Exercise prompt: Take the lines from the head of the listing through the one bearing "minimum width=101.25pt] (json)" and copy them exactly, leaving every picture out.

Dataset extract:
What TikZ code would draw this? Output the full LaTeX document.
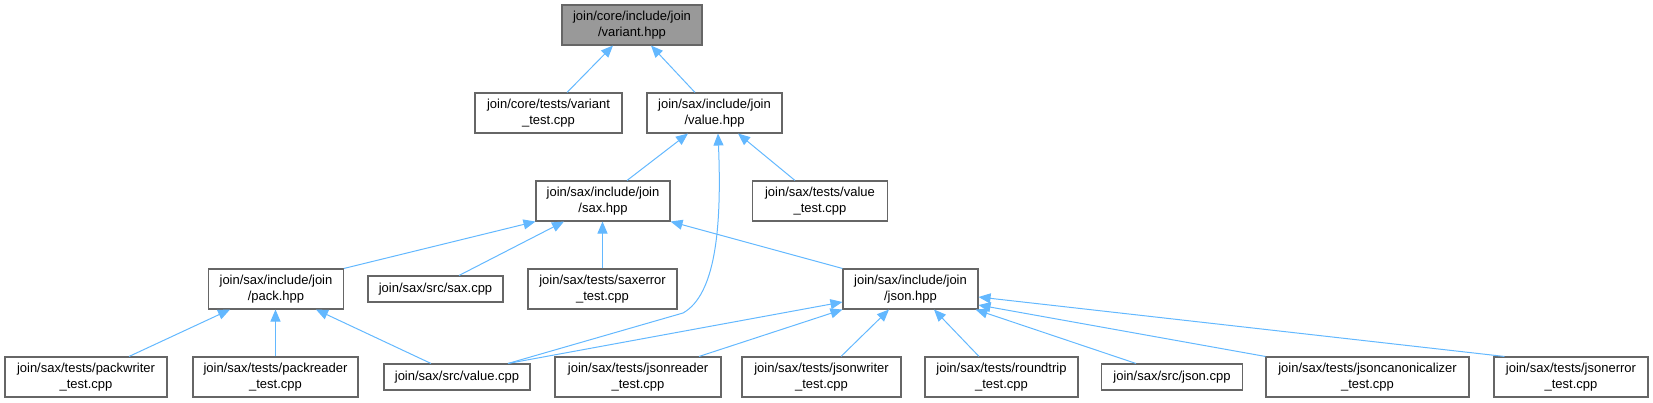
\documentclass[tikz,border=0pt]{standalone}
\usepackage{fontspec}
\setmainfont{Liberation Sans}
\usetikzlibrary{arrows.meta,calc}

\definecolor{edgeblue}{HTML}{63B8FF}
\definecolor{boxgray}{HTML}{666666}
\definecolor{rootgray}{HTML}{999999}

\tikzset{
  file/.style={draw=boxgray, fill=white, align=center, inner sep=0pt,
    minimum height=30pt, line width=0.8pt,
    font=\fontsize{9.75}{11.8}\selectfont},
  single/.style={file, minimum height=19.5pt},
  root/.style={file, fill=rootgray},
  link/.style={draw=edgeblue, line width=0.75pt,
    -{Triangle[length=9pt,width=7.5pt]}}
}

\begin{document}
\begin{tikzpicture}[x=0.75pt,y=-0.75pt]
  \useasboundingbox (0,0) rectangle (1653,403);

  \node[root, minimum width=105pt] (variant) at (632,25) {join/core/include/join\\/variant.hpp};

  \node[file, minimum width=110.25pt] (vtest) at (548.5,113) {join/core/tests/variant\\\_test.cpp};
  \node[file, minimum width=101.25pt] (value) at (714.5,113) {join/sax/include/join\\/value.hpp};

  \node[file, minimum width=100.5pt] (sax) at (603,201) {join/sax/include/join\\/sax.hpp};
  \node[file, minimum width=101pt] (valtest) at (820,201) {join/sax/tests/value\\\_test.cpp};

  \node[file, minimum width=101pt] (pack) at (276,289) {join/sax/include/join\\/pack.hpp};
  \node[single, minimum width=101.25pt] (saxcpp) at (435.5,289) {join/sax/src/sax.cpp};
  \node[file, minimum width=111.75pt] (saxerr) at (602.5,289) {join/sax/tests/saxerror\\\_test.cpp};
  \node[file, minimum width=101.25pt] (json) at (910.5,289) {join/sax/include/join\\/json.hpp};

  \node[file, minimum width=121.5pt] (packw) at (86,377) {join/sax/tests/packwriter\\\_test.cpp};
  \node[file, minimum width=123.75pt] (packr) at (275.5,377) {join/sax/tests/packreader\\\_test.cpp};
  \node[single, minimum width=109.5pt] (valcpp) at (457,377) {join/sax/src/value.cpp};
  \node[file, minimum width=124.5pt] (jsonr) at (638,377) {join/sax/tests/jsonreader\\\_test.cpp};
  \node[file, minimum width=119.25pt] (jsonw) at (821.5,377) {join/sax/tests/jsonwriter\\\_test.cpp};
  \node[file, minimum width=114.75pt] (round) at (1001.5,377) {join/sax/tests/roundtrip\\\_test.cpp};
  \node[single, minimum width=105.4pt] (jsoncpp) at (1172,377) {join/sax/src/json.cpp};
  \node[file, minimum width=152.25pt] (jsoncanon) at (1367.5,377) {join/sax/tests/jsoncanonicalizer\\\_test.cpp};
  \node[file, minimum width=115.5pt] (jsonerr) at (1571,377) {join/sax/tests/jsonerror\\\_test.cpp};

  \draw[link] ($(vtest.north)+(18.5,0)$) -- ($(variant.south)+(-19,0)$);
  \draw[link] ($(value.north)+(-19.5,0)$) -- ($(variant.south)+(19,0)$);

  \draw[link] ($(sax.north)+(24,0)$) -- ($(value.south)+(-26.5,0)$);
  \draw[link] ($(valcpp.north)+(51,0)$) -- (683,313)
    .. controls (715,295) and (722,230) .. ($(value.south)+(3.5,0)$);
  \draw[link] ($(valtest.north)+(-25,0)$) -- ($(value.south)+(23.5,0)$);

  \draw[link] (pack.north east) -- (sax.south west);
  \draw[link] ($(saxcpp.north)+(23.5,0)$) -- ($(sax.south)+(-39,0)$);
  \draw[link] (saxerr.north) -- (saxerr.north |- sax.south);
  \draw[link] (json.north west) -- (sax.south east);

  \draw[link] ($(packw.north)+(43,0)$) -- ($(pack.south)+(-46,0)$);
  \draw[link] (packr.north) -- (packr.north |- pack.south);
  \draw[link] ($(valcpp.north)+(-26,0)$) -- ($(pack.south)+(40,0)$);

  \draw[link] ($(valcpp.north)+(51,0)$) -- ($(json.west)+(0,13)$);
  \draw[link] ($(jsonr.north)+(61,0)$) -- (json.south west);
  \draw[link] ($(jsonw.north)+(19.5,0)$) -- ($(json.south)+(-21.5,0)$);
  \draw[link] ($(round.north)+(-22.5,0)$) -- ($(json.south)+(23.5,0)$);
  \draw[link] ($(jsoncpp.north)+(-36,0)$) -- ($(json.south east)+(-3,0)$);
  \draw[link] (jsoncanon.north west) -- ($(json.east)+(0,16)$);
  \draw[link] ($(jsonerr.north west)+(11,0)$) -- ($(json.east)+(0,8)$);
\end{tikzpicture}
\end{document}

Answer:
What TikZ code would draw this? Output the full LaTeX document.
\documentclass[tikz,border=0pt]{standalone}
\usepackage{fontspec}
\setmainfont{Liberation Sans}
\usetikzlibrary{arrows.meta,calc}

\definecolor{edgeblue}{HTML}{63B8FF}
\definecolor{boxgray}{HTML}{666666}
\definecolor{rootgray}{HTML}{999999}

\tikzset{
  file/.style={draw=boxgray, fill=white, align=center, inner sep=0pt,
    minimum height=30pt, line width=0.8pt,
    font=\fontsize{9.75}{11.8}\selectfont},
  single/.style={file, minimum height=19.5pt},
  root/.style={file, fill=rootgray},
  link/.style={draw=edgeblue, line width=0.75pt,
    -{Triangle[length=9pt,width=7.5pt]}}
}

\begin{document}
\begin{tikzpicture}[x=0.75pt,y=-0.75pt]
  \useasboundingbox (0,0) rectangle (1653,403);

  \node[root, minimum width=105pt] (variant) at (632,25) {join/core/include/join\\/variant.hpp};

  \node[file, minimum width=110.25pt] (vtest) at (548.5,113) {join/core/tests/variant\\\_test.cpp};
  \node[file, minimum width=101.25pt] (value) at (714.5,113) {join/sax/include/join\\/value.hpp};

  \node[file, minimum width=100.5pt] (sax) at (603,201) {join/sax/include/join\\/sax.hpp};
  \node[file, minimum width=101pt] (valtest) at (820,201) {join/sax/tests/value\\\_test.cpp};

  \node[file, minimum width=101pt] (pack) at (276,289) {join/sax/include/join\\/pack.hpp};
  \node[single, minimum width=101.25pt] (saxcpp) at (435.5,289) {join/sax/src/sax.cpp};
  \node[file, minimum width=111.75pt] (saxerr) at (602.5,289) {join/sax/tests/saxerror\\\_test.cpp};
  \node[file, minimum width=101.25pt] (json) at (910.5,289) {join/sax/include/join\\/json.hpp};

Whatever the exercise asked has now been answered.